* **INSTRUCTIONS TO FOLLOW**: Print the material below exactly as it stands, please, from its first line to the line holding "(T1) at (136,151)", with no pictures.

:: COLLECTED DATA ::

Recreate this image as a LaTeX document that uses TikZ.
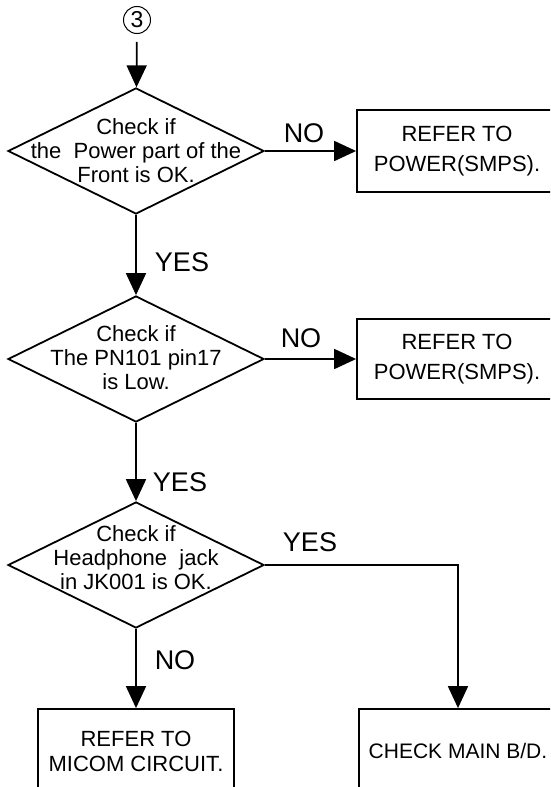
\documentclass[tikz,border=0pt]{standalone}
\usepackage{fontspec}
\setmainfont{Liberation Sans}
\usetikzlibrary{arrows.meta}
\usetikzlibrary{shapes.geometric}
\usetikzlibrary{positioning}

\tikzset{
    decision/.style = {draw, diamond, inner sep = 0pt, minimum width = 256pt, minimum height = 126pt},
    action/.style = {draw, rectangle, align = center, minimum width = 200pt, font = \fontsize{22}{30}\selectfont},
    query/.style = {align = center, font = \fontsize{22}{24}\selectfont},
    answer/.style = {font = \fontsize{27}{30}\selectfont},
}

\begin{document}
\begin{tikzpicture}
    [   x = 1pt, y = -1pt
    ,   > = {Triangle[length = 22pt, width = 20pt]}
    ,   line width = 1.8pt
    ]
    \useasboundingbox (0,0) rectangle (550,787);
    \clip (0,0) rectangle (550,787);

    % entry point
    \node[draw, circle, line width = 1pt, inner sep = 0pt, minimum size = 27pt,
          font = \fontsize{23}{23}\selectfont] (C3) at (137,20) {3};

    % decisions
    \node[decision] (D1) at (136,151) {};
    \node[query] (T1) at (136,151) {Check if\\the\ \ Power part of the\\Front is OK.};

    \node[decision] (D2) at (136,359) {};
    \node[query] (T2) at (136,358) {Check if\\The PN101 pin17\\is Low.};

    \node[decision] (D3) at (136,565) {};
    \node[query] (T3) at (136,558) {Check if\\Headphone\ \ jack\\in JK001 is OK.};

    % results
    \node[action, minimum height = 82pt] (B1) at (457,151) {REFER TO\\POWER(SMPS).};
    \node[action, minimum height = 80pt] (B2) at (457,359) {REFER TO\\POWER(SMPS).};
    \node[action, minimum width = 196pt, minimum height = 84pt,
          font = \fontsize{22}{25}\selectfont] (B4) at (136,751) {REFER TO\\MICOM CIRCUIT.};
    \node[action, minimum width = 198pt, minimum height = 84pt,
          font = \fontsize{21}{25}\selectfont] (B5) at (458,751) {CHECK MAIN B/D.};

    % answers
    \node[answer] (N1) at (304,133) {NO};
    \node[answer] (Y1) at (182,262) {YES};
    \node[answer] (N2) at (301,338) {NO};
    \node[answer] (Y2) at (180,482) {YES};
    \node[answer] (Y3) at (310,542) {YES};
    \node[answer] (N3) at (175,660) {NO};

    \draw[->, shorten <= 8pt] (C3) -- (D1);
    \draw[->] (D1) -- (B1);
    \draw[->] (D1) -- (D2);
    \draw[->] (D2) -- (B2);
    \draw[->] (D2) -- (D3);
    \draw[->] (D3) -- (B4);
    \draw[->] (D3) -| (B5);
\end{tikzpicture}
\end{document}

:::

* **SOLUTION**:
Recreate this image as a LaTeX document that uses TikZ.
\documentclass[tikz,border=0pt]{standalone}
\usepackage{fontspec}
\setmainfont{Liberation Sans}
\usetikzlibrary{arrows.meta}
\usetikzlibrary{shapes.geometric}
\usetikzlibrary{positioning}

\tikzset{
    decision/.style = {draw, diamond, inner sep = 0pt, minimum width = 256pt, minimum height = 126pt},
    action/.style = {draw, rectangle, align = center, minimum width = 200pt, font = \fontsize{22}{30}\selectfont},
    query/.style = {align = center, font = \fontsize{22}{24}\selectfont},
    answer/.style = {font = \fontsize{27}{30}\selectfont},
}

\begin{document}
\begin{tikzpicture}
    [   x = 1pt, y = -1pt
    ,   > = {Triangle[length = 22pt, width = 20pt]}
    ,   line width = 1.8pt
    ]
    \useasboundingbox (0,0) rectangle (550,787);
    \clip (0,0) rectangle (550,787);

    % entry point
    \node[draw, circle, line width = 1pt, inner sep = 0pt, minimum size = 27pt,
          font = \fontsize{23}{23}\selectfont] (C3) at (137,20) {3};

    % decisions
    \node[decision] (D1) at (136,151) {};
    \node[query] (T1) at (136,151) {Check if\\the\ \ Power part of the\\Front is OK.};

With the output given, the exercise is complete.